Contre l’exploitation des migrants
Victor Ruiz est bénévole au sein du RED, Réseau nicaraguayen de la société civile pour les migrations qui travaille à la défense du droit des Nicaraguayens qui ont migré au Costa Rica, et au soutien des familles restées au pays.
La migration des Nicaraguayens qui vont chercher du travail au-delà des frontières est un problème national. Ma propre famille est dispersée, au Danemark, en Italie, aux États-Unis et au Costa Rica. Ce dernier pays est la destination favorite des migrants : on estime à 450 000 le nombre de nos ressortissants, hommes et femmes, qui sont partis s’y installer, au moins provisoirement. C’est le chiffre officiel, et il est déjà énorme pour un pays de 5 millions d’habitants. Mais il y en a certainement beaucoup plus, car il s’agit d’une immigration en grande partie illégale, et donc dissimulée. Près de 40 % d’entre eux seraient sans papier au Costa Rica, donc dépourvus de droits et à la merci des autorités et des employeurs.
Le phénomène a commencé à prendre de l’ampleur au début des années 1990, avec la pression des politiques néolibérales, et la privatisation d’entreprises nationales.
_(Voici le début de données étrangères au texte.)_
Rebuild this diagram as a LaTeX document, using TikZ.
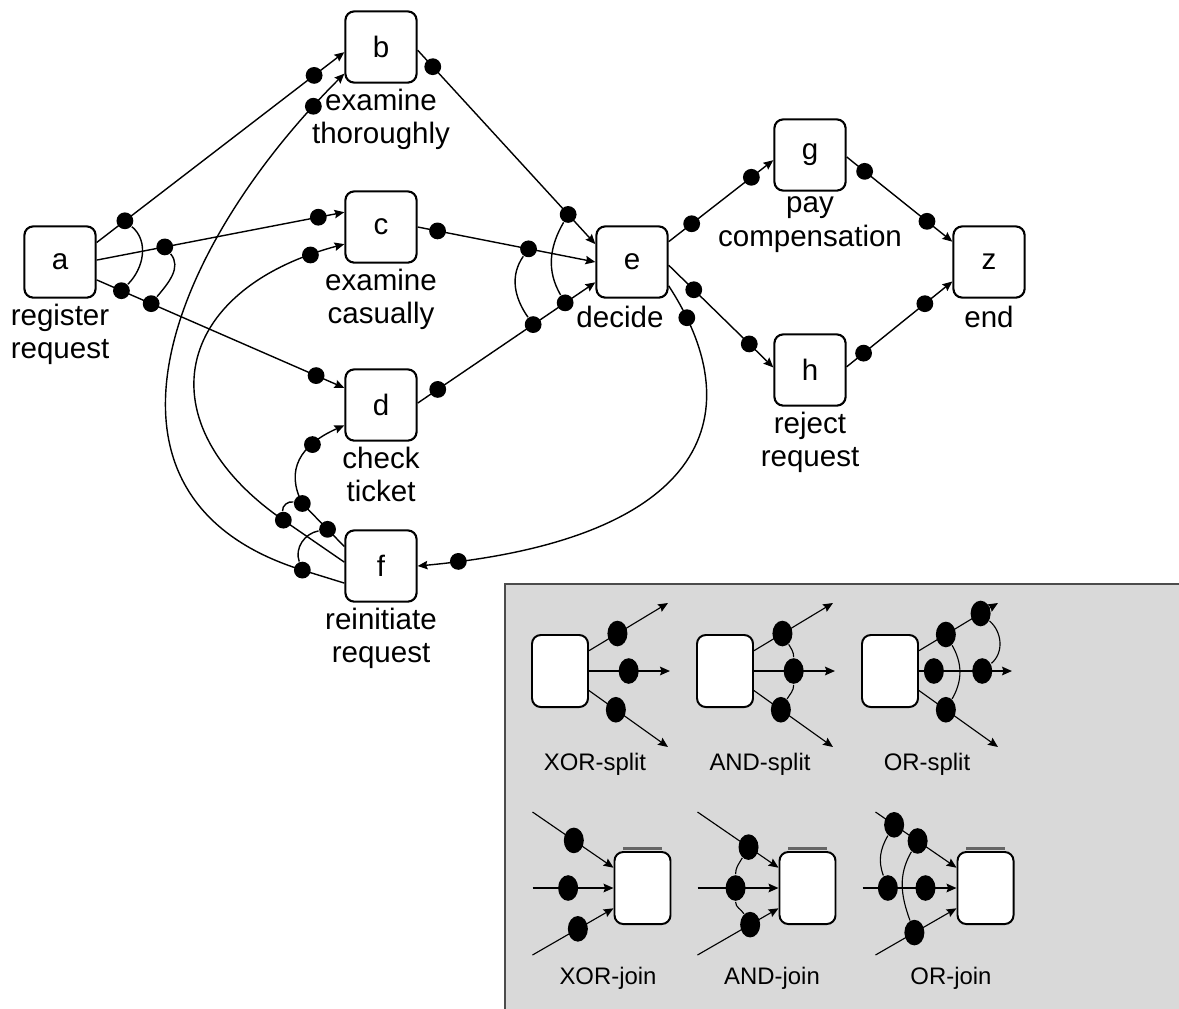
\documentclass[tikz,border=0pt]{standalone}
\usepackage{fontspec}
\setmainfont{Liberation Sans}
\usetikzlibrary{arrows.meta}
\usetikzlibrary{shapes.geometric}
\usetikzlibrary{positioning}
\tikzset{
	task/.style={draw, line width=1.5pt, rounded corners=0.22cm, minimum size=1.78cm, inner sep=0pt,
		font=\fontsize{21}{24}\selectfont},
	lbl/.style={align=center, inner sep=0pt, execute at begin node=\strut,
		font=\fontsize{21}{24}\selectfont},
	arc/.style={line width=1pt, -{Stealth[length=7pt,width=6pt,inset=1pt]}},
	bind/.style={line width=1pt},
	dot/.style={circle, fill=black, inner sep=0pt, minimum size=0.42cm},
	panel/.style={draw=black!70, line width=1.5pt, fill=black!15},
	lbox/.style={draw, fill=white, line width=1.4pt, rounded corners=0.22cm, minimum width=1.4cm,
		minimum height=1.8cm, inner sep=0pt},
	ldot/.style={ellipse, fill=black, inner sep=0pt, minimum width=0.5cm, minimum height=0.64cm},
	larc/.style={line width=0.8pt, -{Stealth[length=7pt,width=6pt,inset=1pt]}},
	lmid/.style={larc, line width=1.5pt},
	lbind/.style={line width=0.8pt},
	bar/.style={line width=2.5pt, black!60},
	llbl/.style={anchor=base, font=\fontsize{17}{20}\selectfont},
}

\begin{document}
\begin{tikzpicture}[x=0.025cm, y=-0.025cm]
	\useasboundingbox (0,0) rectangle (1179,1008);
	% Activities
	\node[task] (a) at (60,262) {a};
	\node[task] (b) at (381,47) {b};
	\node[task] (c) at (381,227) {c};
	\node[task] (d) at (381,405) {d};
	\node[task] (e) at (632,262) {e};
	\node[task] (f) at (381,566) {f};
	\node[task] (g) at (810,155) {g};
	\node[task] (h) at (810,370) {h};
	\node[task] (z) at (989,262) {z};
	% Labels
	\node[lbl, below=0.12cm of a] {register\\request};
	\node[lbl, below=0.12cm of b] {examine\\thoroughly};
	\node[lbl, below=0.12cm of c] {examine\\casually};
	\node[lbl, below=0.12cm of d] {check\\ticket};
	\node[lbl, below=0.12cm of e, xshift=-0.3cm] {decide};
	\node[lbl, below=0.12cm of f] {reinitiate\\request};
	\node[lbl, below=0.12cm of g] {pay\\compensation};
	\node[lbl, below=0.12cm of h] {reject\\request};
	\node[lbl, below=0.12cm of z] {end};
	% Out of a
	\draw[arc] (a.28) -- node[dot,pos=.114] (ab1) {} node[dot,pos=.878] (ab2) {} (b.188);
	\draw[arc] (a.3) -- node[dot,pos=.275] (ac1) {} node[dot,pos=.895] (ac2) {} (c.158);
	\draw[arc] (a.-26) -- node[dot,pos=.10] (ad1) {} node[dot,pos=.22] (ad2) {} node[dot,pos=.886] (ad3) {} (d.155);
	\draw[bind] (ab1) to[out=-40,in=45] (ad1);
	\draw[bind] (ac1) to[out=-50,in=50] (ad2);
	% Into e
	\draw[arc] (b.-5) -- node[dot,pos=.085] (be1) {} node[dot,pos=.847] (be2) {} (e.154);
	\draw[arc] (c.east) -- node[dot,pos=.112] (ce1) {} node[dot,pos=.624] (ce2) {} (e.west);
	\draw[arc] (d.3) -- node[dot,pos=.113] (de1) {} node[dot,pos=.65] (de2) {} node[dot,pos=.83] (de3) {} (e.209);
	\draw[bind] (be2) to[out=240,in=120] (de3);
	\draw[bind] (ce2) to[out=235,in=125] (de2);
	% Out of e
	\draw[arc] (e.29) -- node[dot,pos=.22] (eg1) {} node[dot,pos=.79] (eg2) {} (g.188);
	\draw[arc] (e.-5) -- node[dot,pos=.24] (eh1) {} node[dot,pos=.77] (eh2) {} (h.176);
	\draw[arc] (e.-33) .. controls (756,420) and (700,540) .. node[dot,pos=.08] (ef1) {} node[dot,pos=.95] (ef2) {} (f.east);
	% Into z
	\draw[arc] (g.-3) -- node[dot,pos=.17] (gz1) {} node[dot,pos=.76] (gz2) {} (z.151);
	\draw[arc] (h.5) -- node[dot,pos=.16] (hz1) {} node[dot,pos=.74] (hz2) {} (z.208);
	% Out of f
	\draw[arc] (f.205) -- node[dot,pos=1] (fb1) {} ++(-42,-13) .. controls (71,498) and (167,251) .. node[dot,pos=.94] (fb2) {} (b.216);
	\draw[arc] (f.174) -- node[dot,pos=1] (fc1) {} ++(-61,-42) .. controls (143,423) and (173,290) .. node[dot,pos=.93] (fc2) {} (c.205);
	\draw[arc] (f.152) -- node[dot,pos=.4] (fd1) {} node[dot,pos=1] (fd2) {} ++(-42,-43) .. controls (285,470) and (300,445) .. node[dot,pos=.7] (fd3) {} (d.209);
	\draw[bind] (fc1) to[out=95,in=170] (fd2);
	\draw[bind] (fd1) to[out=190,in=110] (fb1);

	% Legend
	\draw[panel] (505,584) rectangle (1200,1030);
	\foreach \n/\x/\m in {xs/560/110, as/725/110, os/890/122}{
		\node[lbox] (\n) at (\x,671) {};
		\coordinate (\n-t1) at (\x+108,603);
		\coordinate (\n-t2) at (\x+\m,671);
		\coordinate (\n-t3) at (\x+108,747);
	}
	\foreach \n/\x/\m in {xj/642.5/110, aj/807.5/110, oj/985.5/123}{
		\node[lbox] (\n) at (\x,888) {};
		\draw[bar] ([xshift=-0.48cm,yshift=0.06cm]\n.north) -- ([xshift=0.48cm,yshift=0.06cm]\n.north);
		\coordinate (\n-s1) at (\x-110,812);
		\coordinate (\n-s2) at (\x-\m,888);
		\coordinate (\n-s3) at (\x-110,955);
	}
	% XOR-split
	\draw[larc] (xs.35) -- node[ldot,pos=.36] (xs1) {} (xs-t1);
	\draw[lmid] (xs.east) -- node[ldot,pos=.49] (xs2) {} (xs-t2);
	\draw[larc] (xs.-34) -- node[ldot,pos=.34] (xs3) {} (xs-t3);
	\node[llbl] at (595,770) {XOR-split};
	% AND-split
	\draw[larc] (as.35) -- node[ldot,pos=.36] (as1) {} (as-t1);
	\draw[lmid] (as.east) -- node[ldot,pos=.49] (as2) {} (as-t2);
	\draw[larc] (as.-34) -- node[ldot,pos=.34] (as3) {} (as-t3);
	\draw[lbind] (as1) to[out=-60,in=90] (as2) to[out=-90,in=60] (as3);
	\node[llbl] at (760,770) {AND-split};
	% OR-split
	\draw[larc] (os.35) -- node[ldot,pos=.34] (os1) {} node[ldot,pos=.78] (os2) {} (os-t1);
	\draw[lmid] (os.east) -- node[ldot,pos=.16] (os3) {} node[ldot,pos=.68] (os4) {} (os-t2);
	\draw[larc] (os.-34) -- node[ldot,pos=.34] (os5) {} (os-t3);
	\draw[lbind] (os1) to[out=-60,in=60] (os5);
	\draw[lbind] (os2) to[out=-40,in=40] (os4);
	\node[llbl] at (927,770) {OR-split};
	% XOR-join
	\draw[larc] (xj-s1) -- node[ldot,pos=.51] (xj1) {} (xj.145);
	\draw[lmid] (xj-s2) -- node[ldot,pos=.44] (xj2) {} (xj.west);
	\draw[larc] (xj-s3) -- node[ldot,pos=.56] (xj3) {} (xj.215);
	\node[llbl] at (608,984) {XOR-join};
	% AND-join
	\draw[larc] (aj-s1) -- node[ldot,pos=.63] (aj1) {} (aj.145);
	\draw[lmid] (aj-s2) -- node[ldot,pos=.47] (aj2) {} (aj.west);
	\draw[larc] (aj-s3) -- node[ldot,pos=.65] (aj3) {} (aj.215);
	\draw[lbind] (aj1) to[out=240,in=90] (aj2) to[out=-90,in=120] (aj3);
	\node[llbl] at (772,984) {AND-join};
	% OR-join
	\draw[larc] (oj-s1) -- node[ldot,pos=.23] (oj1) {} node[ldot,pos=.52] (oj2) {} (oj.145);
	\draw[lmid] (oj-s2) -- node[ldot,pos=.27] (oj3) {} node[ldot,pos=.67] (oj4) {} (oj.west);
	\draw[larc] (oj-s3) -- node[ldot,pos=.48] (oj5) {} (oj.215);
	\draw[lbind] (oj1) to[out=240,in=110] (oj3);
	\draw[lbind] (oj2) to[out=240,in=110] (oj5);
	\node[llbl] at (951,984) {OR-join};
\end{tikzpicture}
\end{document}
Notamment les chemins de fer, ce qui a eu pour conséquence la fermeture de certaines lignes « non rentables », et l’isolation de nombreux villages. Pour eux, la crise économique est devenue très aiguë.
Polarisation politique
À ce contexte se sont ajoutées les conséquences économiques de la catastrophe de l’ouragan Mitch de 1998, mais aussi une polarisation absurde de la vie politique, entre les sandinistes et les libéraux : à chaque nouveau gouvernement, on assiste à des licenciements massifs, ainsi qu’à l’approbation de nouvelles lois, sensées marquer le territoire du vainqueur, et soutenues par des instruments juridiques coûteux, mais qui restent inefficaces tant la corruption fait aussi partie du « jeu ». La politique, au Nicaragua, est devenue un facteur de précarité économique, et l’absence de formation centriste, dont l’émergence a plusieurs fois avorté, complique sérieusement l’organisation de la société civile et des ONG…
Pour les gouvernements précédents, l’immigration n’était pas perçue comme un problème : les sommes renvoyées au pays dépassent le montant des investissements étrangers ou des exportations de café ! Et si ces expatriés rentraient tous, on risquerait l’explosion sociale. Quant au Costa Rica, il n’a pas l’intention d’expulser les illégaux, car ils jouent un rôle économique important dans la production caféière et fruitière ou la construction. C’est une main d’œuvre peu chère et rendue docile par son statut précaire. Cette coïncidence d’intérêts nous a poussé à intervenir aussi du côté costaricien pour défendre les droits de ces personnes.
Dérèglements sociaux
Au pays, les conséquences sont importantes. Le départ des parents crée des troubles notables chez les enfants. Beaucoup d’entre eux restent à charge de grands-parents, ou de frères et sœurs plus âgés. Des confusions psychologiques apparaissent, avec des problèmes de comportement. Les filles sont surchargées de travail, des problèmes sociaux surgissent — délinquance, etc.
Le nouveau gouvernement de gauche a un an d’existence. Que va-t-il se passer ? Je ne vois toujours pas d’actions concrètes sur le dossier des immigrés. Nous avons tenté d’approcher la commission chargée des questions de population à l’Assemblée nationale, mais on ignore s’il existe une volonté politique de prendre le problème à bras de corps. Les organes de la société civile sont généralement perçus de manière équivoque par les politiques, ils redoutent les manipulations par l’opposition.
Notre réseau veut avant tout apparaître comme une force de propositions. Nous avons lancé une campagne de sensibilisation auprès des candidats maires aux prochaines élections municipales de novembre prochain. Quelques-uns d’entre eux — surtout dans les régions de Leon, Sur, ou Esteli, parmi les plus touchées par le phénomène —, ont déjà repris nos propositions pour les migrants — octroi de papier, protection sociale, respect du droit du travail, soutien aux familles restées au pays.